Friedman in response to President Kennedy's inagural address once said:
"The free man will ask neither what his country can do for him, nor what he for his country. He will ask rather “What can I and my compatriots do through government” to help us discharge our individual responsibilities to achieve our several goals and purposes, and above all, to protect our freedom? And he will accompany this question with another: “How can we keep the government from becoming a Frankenstein that will destroy the very freedom we establish it to protect?” Freedom is a rare and delicate plant. Our minds tell us, and history confirms, that the great threat to freedom is concentration of power."
Maybe this is where we should begin our campaign against Obama's Libertarian Paternlism: the
threat of concentrated power that is the earmark of an engineered society.

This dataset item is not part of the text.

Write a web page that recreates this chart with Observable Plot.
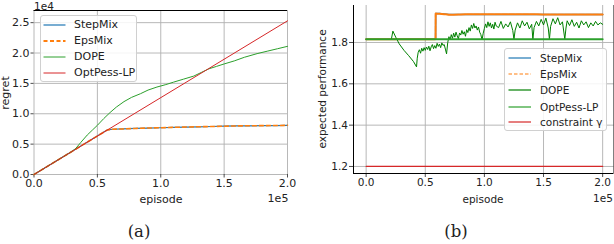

Friedman was an optimist. He was convinced people could be taught the truths of economics, and if people were properly taught, then institutions could be built to protect society as a whole against the corruption and overreach of the government. This is the type of conservative optimism that individuals need again. We need a healthy fear of government. Maybe a little of the old, libertarian school philosophy, from the days before the scolds had captured the levers of power in the conservative movement, might help us. The simple distrust of government intrusion into people's private business. We should abhor government deficit spending and cynical politicians who pretend that the costs of government are less than they are by pushing the raising of taxes to pay for spending off into the future. And, most of all, we should all attack this new democratic agenda of "tax and spend" for what it is: the death knell of the American Economic system.